In the little time Woodhead actually got to see the field before his injury, he rushed 19 times for 116 yards while catching six passes for 35 yards and a touchdown. That might not seem like much, but last season, Woodhead caught 80 passes for 755 yards and six touchdowns. He also rushed for 336 yards and three scores. Those receiving numbers are similar to those of wide receivers. It’s not going to be easy for the Chargers to replace a player like Woodhead, who is such a unique and dynamic player out of the backfield.
Now, the attention turns even more so to running back Melvin Gordon. When the Chargers drafted Gordon 15th overall last season, they had hoped to get their feature back of the season. In his rookie campaign, Gordon rushed for 841 yards. That isn’t bad for a rookie by any means, but he was held out of the end zone.
The scoring drought of Gordon ended in Week 1 this season and continued into Week 2. Last week, Gordon got into the end zone for the first time in his young career to help bolster the Chargers lead over the Chiefs, which would eventually be blown. This week, he found the end zone twice to help the Bolts rout the Jacksonville Jaguars 38-14.
Gordon has rushed 38 times in 2016 for 159 yards and the three touchdowns. With the absence of Woodhead, his production will have to go up and it should, as he will be the beneficiary of more touches. While he’s not the receiver that Woodhead was, he is more than capable of making an impact in that capacity.

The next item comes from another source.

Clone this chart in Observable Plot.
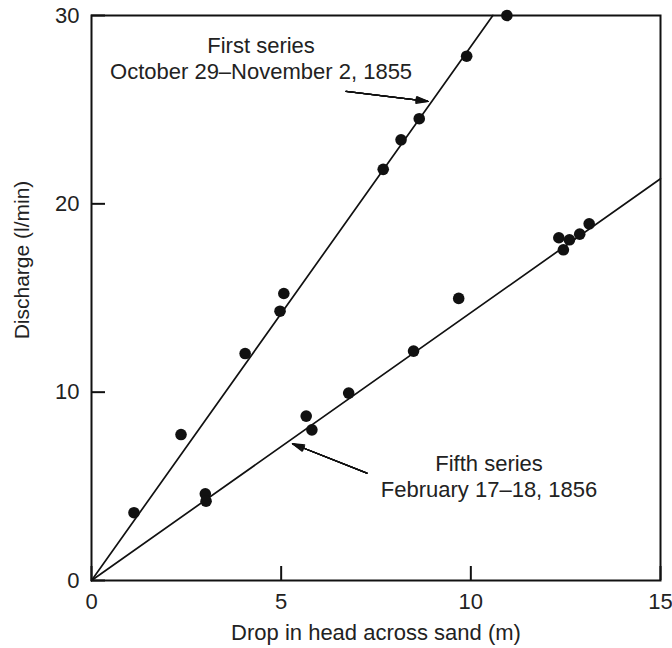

San Diego doesn’t have any running backs on the depth chart that have been pass-catching backs. The two running backs on the depth chart are undrafted free agent Kenneth Farrow and former New York Giants running back Andre Williams. Both of those players will now get an opportunity to get some touches, but they won’t be able to duplicate what Woodhead was able to do over the last three years for San Diego.
Injuries can and will occur at any given moment, leaving teams to find a way to adjust. For the Chargers, they need to dig deep and adjust after losing two huge playmakers for the season.